Don't include pictures. Quote the lines below from the first through the line that contains "import seaborn as sns".

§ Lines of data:
※ ※ ※
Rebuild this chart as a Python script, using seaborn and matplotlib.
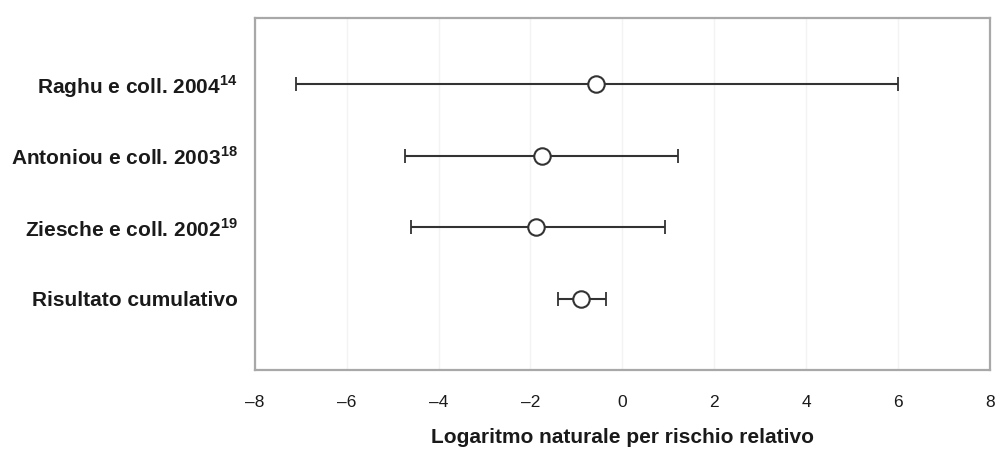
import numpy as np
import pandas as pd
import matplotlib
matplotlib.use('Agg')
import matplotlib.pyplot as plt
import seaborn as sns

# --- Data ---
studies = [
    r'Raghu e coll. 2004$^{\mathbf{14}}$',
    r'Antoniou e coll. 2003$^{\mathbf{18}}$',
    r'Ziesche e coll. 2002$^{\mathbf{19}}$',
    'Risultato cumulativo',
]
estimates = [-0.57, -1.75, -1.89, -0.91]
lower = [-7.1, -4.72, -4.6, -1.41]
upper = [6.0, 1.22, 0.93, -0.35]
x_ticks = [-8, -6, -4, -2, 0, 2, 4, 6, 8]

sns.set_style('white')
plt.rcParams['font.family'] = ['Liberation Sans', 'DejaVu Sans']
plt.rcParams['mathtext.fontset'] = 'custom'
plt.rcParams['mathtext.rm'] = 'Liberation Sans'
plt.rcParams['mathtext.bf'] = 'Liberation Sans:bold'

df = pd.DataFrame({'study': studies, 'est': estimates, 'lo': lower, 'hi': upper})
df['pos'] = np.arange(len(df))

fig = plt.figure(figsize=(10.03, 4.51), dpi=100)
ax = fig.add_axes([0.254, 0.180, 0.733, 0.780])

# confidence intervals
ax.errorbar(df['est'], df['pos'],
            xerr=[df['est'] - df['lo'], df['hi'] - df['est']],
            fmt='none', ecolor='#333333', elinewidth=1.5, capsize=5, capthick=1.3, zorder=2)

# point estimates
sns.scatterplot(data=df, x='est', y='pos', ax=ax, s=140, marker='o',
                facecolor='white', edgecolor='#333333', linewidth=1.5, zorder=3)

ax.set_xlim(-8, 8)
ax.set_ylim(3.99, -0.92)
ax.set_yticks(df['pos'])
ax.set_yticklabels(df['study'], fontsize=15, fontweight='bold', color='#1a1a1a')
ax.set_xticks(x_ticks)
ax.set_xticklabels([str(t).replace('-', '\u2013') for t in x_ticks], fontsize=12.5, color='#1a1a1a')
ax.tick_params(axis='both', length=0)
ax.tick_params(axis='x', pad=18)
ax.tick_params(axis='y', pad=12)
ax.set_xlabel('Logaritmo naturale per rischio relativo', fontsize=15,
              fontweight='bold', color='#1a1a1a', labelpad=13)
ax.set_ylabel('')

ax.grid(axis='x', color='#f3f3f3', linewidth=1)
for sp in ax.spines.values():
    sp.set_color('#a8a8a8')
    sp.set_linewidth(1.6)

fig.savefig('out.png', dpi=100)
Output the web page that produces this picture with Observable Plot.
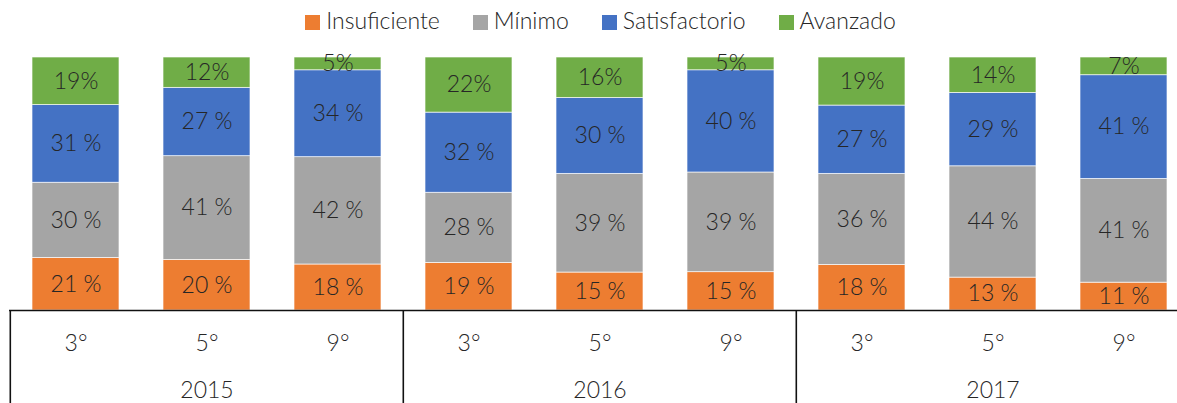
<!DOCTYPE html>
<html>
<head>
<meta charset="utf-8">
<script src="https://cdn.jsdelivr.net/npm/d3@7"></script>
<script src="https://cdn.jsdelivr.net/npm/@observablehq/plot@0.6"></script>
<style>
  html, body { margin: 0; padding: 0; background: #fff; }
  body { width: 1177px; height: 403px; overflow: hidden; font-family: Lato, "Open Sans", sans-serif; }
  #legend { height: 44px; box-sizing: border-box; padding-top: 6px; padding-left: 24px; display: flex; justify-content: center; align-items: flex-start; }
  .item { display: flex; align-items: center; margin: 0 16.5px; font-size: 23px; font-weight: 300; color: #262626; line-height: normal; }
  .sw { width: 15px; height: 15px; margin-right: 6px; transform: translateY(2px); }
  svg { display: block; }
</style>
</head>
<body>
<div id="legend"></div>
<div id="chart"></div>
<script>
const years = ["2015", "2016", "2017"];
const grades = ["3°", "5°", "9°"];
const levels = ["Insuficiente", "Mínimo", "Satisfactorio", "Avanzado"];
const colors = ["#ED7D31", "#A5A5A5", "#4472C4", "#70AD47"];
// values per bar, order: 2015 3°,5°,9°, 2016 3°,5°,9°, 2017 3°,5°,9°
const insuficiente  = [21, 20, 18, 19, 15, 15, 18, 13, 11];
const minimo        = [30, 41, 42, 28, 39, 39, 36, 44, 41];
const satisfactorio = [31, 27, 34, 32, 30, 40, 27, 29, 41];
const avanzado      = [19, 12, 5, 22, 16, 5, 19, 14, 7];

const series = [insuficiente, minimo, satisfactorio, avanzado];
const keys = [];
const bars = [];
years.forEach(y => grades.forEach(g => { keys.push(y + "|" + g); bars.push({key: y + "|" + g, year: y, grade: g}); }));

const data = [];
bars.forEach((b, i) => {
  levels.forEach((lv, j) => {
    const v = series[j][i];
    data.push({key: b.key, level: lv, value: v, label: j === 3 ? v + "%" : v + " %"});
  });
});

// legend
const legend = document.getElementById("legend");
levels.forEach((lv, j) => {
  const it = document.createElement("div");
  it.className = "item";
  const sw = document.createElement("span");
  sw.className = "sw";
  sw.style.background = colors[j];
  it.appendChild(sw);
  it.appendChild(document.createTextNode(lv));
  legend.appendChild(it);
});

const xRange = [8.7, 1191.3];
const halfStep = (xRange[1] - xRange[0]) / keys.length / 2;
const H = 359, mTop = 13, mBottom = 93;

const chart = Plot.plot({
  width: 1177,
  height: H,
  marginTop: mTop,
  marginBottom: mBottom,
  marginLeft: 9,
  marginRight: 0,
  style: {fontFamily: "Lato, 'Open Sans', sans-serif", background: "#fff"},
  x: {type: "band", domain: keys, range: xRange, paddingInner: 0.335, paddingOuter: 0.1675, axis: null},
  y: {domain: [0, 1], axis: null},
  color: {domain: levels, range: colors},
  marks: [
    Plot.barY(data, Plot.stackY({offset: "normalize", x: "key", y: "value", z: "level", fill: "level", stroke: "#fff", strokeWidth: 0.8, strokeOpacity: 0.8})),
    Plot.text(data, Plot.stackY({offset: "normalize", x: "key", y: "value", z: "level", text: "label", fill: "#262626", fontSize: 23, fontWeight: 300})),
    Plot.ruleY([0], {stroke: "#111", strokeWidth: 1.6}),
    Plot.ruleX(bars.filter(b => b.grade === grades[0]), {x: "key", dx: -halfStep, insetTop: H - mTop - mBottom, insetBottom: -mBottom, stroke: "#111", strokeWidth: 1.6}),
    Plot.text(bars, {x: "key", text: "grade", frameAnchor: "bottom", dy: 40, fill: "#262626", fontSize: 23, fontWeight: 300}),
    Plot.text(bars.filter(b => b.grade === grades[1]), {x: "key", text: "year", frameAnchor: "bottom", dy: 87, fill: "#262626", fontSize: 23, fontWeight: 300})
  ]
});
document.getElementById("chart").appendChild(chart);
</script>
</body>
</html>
※ ※ ※
§ ANSWER IN FULL:
Rebuild this chart as a Python script, using seaborn and matplotlib.
import numpy as np
import pandas as pd
import matplotlib
matplotlib.use('Agg')
import matplotlib.pyplot as plt
import seaborn as sns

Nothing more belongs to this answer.